A friend helped me (a lot) with drafting the pattern for the corset. Once I mocked it up, it just needed a slight alteration in the straps and the curve of the top of the back piece.

The construction of this was relatively straight forward, but also very time consuming! Ididn't take any progress shots. First, I sewed the each fabric piece to its lining piece, along the sides only (not top and bottom), ie back to back lining, front left to front left linging, etc. Then I turned each peice the right way out, so the seams were on the inside - effectively bag lining it. (Next time though, I think it would be better to tack the pieces together at the sides, and treat them as one piece).

Note: when cutting out the pieces, I didn't cut the tabs, at this point. Once the boning was in and I have the corset on, it was easier to tell where I needed tabs to be cut.

Once the fabric and lining pieces were sewn to each other, it was time for the boning channels. I'd bought a roll of cotton cording, which I'd found at a newsagent, and is approximately 4mm thick. I wanted to have two strands in each channel, so it took a bit of experimenting with channel sizes before I got a nice snug fit, without it rolling out of shape. It ended up being the width of my machine foot (note! - if your machine has a switch where you can move the needle position to the left or right, take note of which setting you have when sewing your channels! I didn't, and too late realised that halfway through my channels, I'd shifted the needle... as a result, quite a lot of my channels were a bit too snug).

That aside, it all worked quite well in the end. From the picture of the extant corset (below), it appears that the boning stops about an inch from the top of the corset, probably to prevent a line showing beneath the garments where the corset ends. This is what I did. I sewed all of the channels first, then threaded the cording through, using a long length of thin wire with a loop at the end.

After triming off the excess cording, I hand sewed the back piece to the front pieces, by putting the right sides together and whipstitching over the ends with linen thread.

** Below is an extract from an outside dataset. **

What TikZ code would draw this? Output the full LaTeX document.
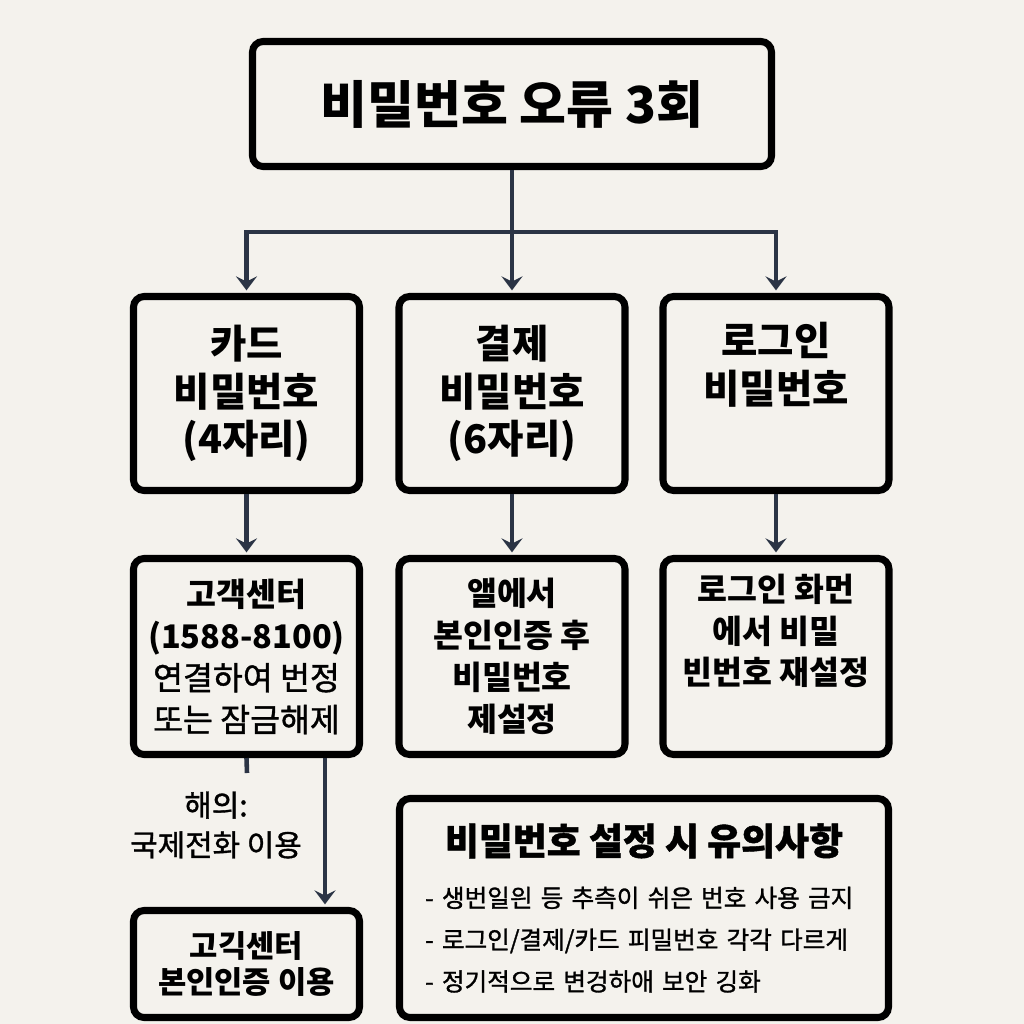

The next step was the lacing eyelets. I handsewed these - 26 in total, using a darker shade of pink linen thread. There is also one eyelet at the end of each shoulder strap, and two in the top front for the straps to attach to. Once that was done, it was just a matter of cutting the tabs in the bottom, then binding the entire corset. I used cotton/poly binding, in white. The pink binding was a horrible bright pink, so the contrast of the white looks a lot nicer.